Data lines –
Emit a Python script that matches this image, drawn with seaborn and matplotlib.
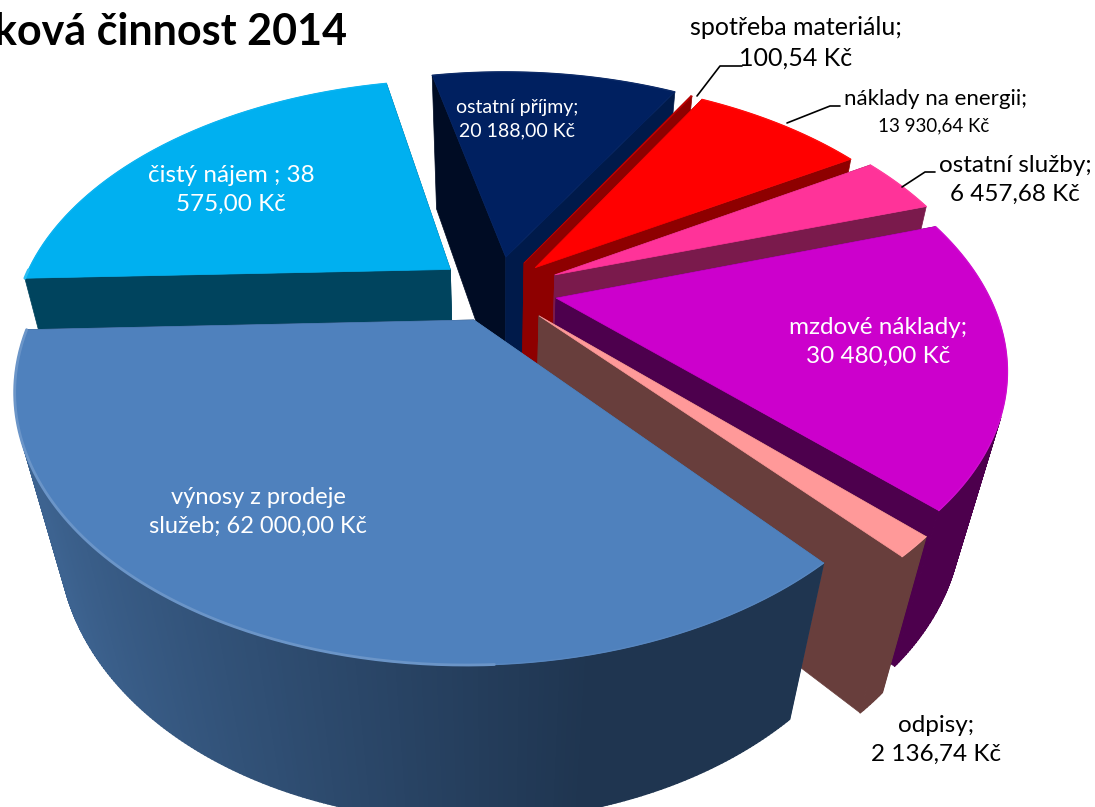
import numpy as np
import matplotlib.pyplot as plt
import seaborn as sns
from matplotlib.collections import PolyCollection

# chart data, in drawing order round the pie (clockwise)
names = ["výnosy z prodeje služeb", "čistý nájem", "ostatní příjmy", "spotřeba materiálu",
         "náklady na energii", "ostatní služby", "mzdové náklady", "odpisy"]
values = [62000.00, 38575.00, 20188.00, 100.54, 13930.64, 6457.68, 30480.00, 2136.74]
top_colors = ["#4F81BD", "#00B0F0", "#002060", "#C00000", "#FF0000", "#FF3399", "#CC00CC", "#FF9999"]
wall_colors = ["#1F3550", "#00445E", "#001A4A", "#8E0000", "#8E0000", "#7A1A4C", "#4D004D", "#683E3C"]
dark_colors = ["#3D6390", "#00445E", "#000C24", "#8E0000", "#8E0000", "#7A1A4C", "#4D004D", "#683E3C"]
explode = [0.13, 0.14, 0.14, 0.13, 0.13, 0.15, 0.14, 0.14]

START = -49.5
HEIGHT = 0.50
ELEV = np.radians(37)
CAM_D = 3.3
FOCAL = 1340
XSTRETCH = 1.06
CX, CY = 497, 290


def project(x, y, z):
    yc = y * np.sin(ELEV) + z * np.cos(ELEV)
    zc = CAM_D + y * np.cos(ELEV) - z * np.sin(ELEV)
    return CX + XSTRETCH * FOCAL * x / zc, CY - FOCAL * yc / zc


def quad(x0, y0, x1, y1):
    a = project(x0, y0, 0)
    b = project(x1, y1, 0)
    c = project(x1, y1, -HEIGHT)
    d = project(x0, y0, -HEIGHT)
    return [a, b, c, d]


def mix(c1, c2, t):
    c1, c2 = np.array(plt.matplotlib.colors.to_rgb(c1)), np.array(plt.matplotlib.colors.to_rgb(c2))
    return tuple(c1 + (c2 - c1) * t)


def draw_slice(ax, t_hi, t_lo, off, top, wall, dark):
    mid = np.radians((t_hi + t_lo) / 2)
    ox, oy = off * np.cos(mid), off * np.sin(mid)
    ts = np.radians(np.linspace(t_lo, t_hi, max(3, int((t_hi - t_lo) * 2))))
    xs, ys = ox + np.cos(ts), oy + np.sin(ts)

    # radial walls first, then the rim, the top goes over everything
    ax.add_patch(plt.Polygon(quad(ox, oy, xs[-1], ys[-1]), fc=dark, ec=dark, lw=0.5))
    ax.add_patch(plt.Polygon(quad(ox, oy, xs[0], ys[0]), fc=wall, ec=wall, lw=0.5))
    rim, cols = [], []
    for i in range(len(ts) - 1):
        # skip rim pieces that face away from the camera
        if np.cos(ts[i]) * xs[i] + np.sin(ts[i]) * (ys[i] + CAM_D * np.cos(ELEV)) > 0:
            continue
        rim.append(quad(xs[i], ys[i], xs[i + 1], ys[i + 1]))
        shade = np.clip(0.2 - 0.95 * np.cos(ts[i]), 0, 1)
        cols.append(mix(wall, dark, shade))
    ax.add_collection(PolyCollection(rim, facecolors=cols, edgecolors=cols, linewidths=1.0))

    px, py = project(xs, ys, 0)
    ax_, ay_ = project(ox, oy, 0)
    outline = [(ax_, ay_)] + list(zip(px, py))
    ax.add_patch(plt.Polygon(outline, fc=top, ec=top, lw=0.5))
    ax.plot(px, py, color=mix(top, "#FFFFFF", 0.05), lw=1.0, solid_capstyle="round")
    # bevel highlight on the front left of the rim
    lit = (np.cos(ts) < 0.05) & (np.sin(ts) < 0)
    if lit.any():
        ax.plot(px[lit], py[lit], color=mix(top, "#FFFFFF", 0.16), lw=2.0, solid_capstyle="round")


sns.set_theme(style="white")
plt.rcParams["font.family"] = ["Lato", "DejaVu Sans"]

fig = plt.figure(figsize=(10.95, 8.07), dpi=100)
ax = fig.add_axes([0, 0, 1, 1])
ax.set_xlim(0, 1095)
ax.set_ylim(807, 0)
ax.axis("off")

spans = np.array(values) / sum(values) * 360
edges = START - np.concatenate([[0], np.cumsum(spans)])

# painter's order: back slices first, big front slice last
order = [1, 2, 3, 4, 5, 6, 7, 0]
for i in order:
    draw_slice(ax, edges[i], edges[i + 1], explode[i], top_colors[i], wall_colors[i], dark_colors[i])

ax.text(347, 32, "ková činnost 2014", fontsize=31, fontweight="bold", color="black",
        ha="right", va="center")

white = dict(color="white", ha="center", va="center")
black = dict(color="black", ha="center", va="center")
ax.text(258, 512, "výnosy z prodeje\nslužeb; 62 000,00 Kč", fontsize=17, linespacing=1.45, **white)
ax.text(231, 190, "čistý nájem ; 38\n575,00 Kč", fontsize=17.5, linespacing=1.5, **white)
ax.text(517, 119, "ostatní příjmy;\n20 188,00 Kč", fontsize=14, linespacing=1.5, **white)
ax.text(878, 342, "mzdové náklady;\n30 480,00 Kč", fontsize=17.5, linespacing=1.5, **white)
ax.text(796, 43, "spotřeba materiálu;\n100,54 Kč", fontsize=18, linespacing=1.4, **black)
ax.text(936, 99, "náklady na energii;", fontsize=16, **black)
ax.text(934, 126, "13 930,64 Kč", fontsize=13.5, **black)
ax.text(1015, 180, "ostatní služby;\n6 457,68 Kč", fontsize=17.5, linespacing=1.45, **black)
ax.text(936, 740, "odpisy;\n2 136,74 Kč", fontsize=17.5, linespacing=1.5, **black)

# leader lines
ax.plot([697, 720, 742], [96, 66, 66], color="black", lw=1.2)
ax.plot([787, 830, 840], [123, 106, 106], color="black", lw=1.2)
ax.plot([902, 925, 935], [187, 172, 172], color="black", lw=1.2)

fig.savefig("out.png", dpi=100)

Requirement –
Only the lines from the start of the material through the line containing "from matplotlib.collections import" should be transcribed. Pictures stay out.

Correct response –
Emit a Python script that matches this image, drawn with seaborn and matplotlib.
import numpy as np
import matplotlib.pyplot as plt
import seaborn as sns
from matplotlib.collections import PolyCollection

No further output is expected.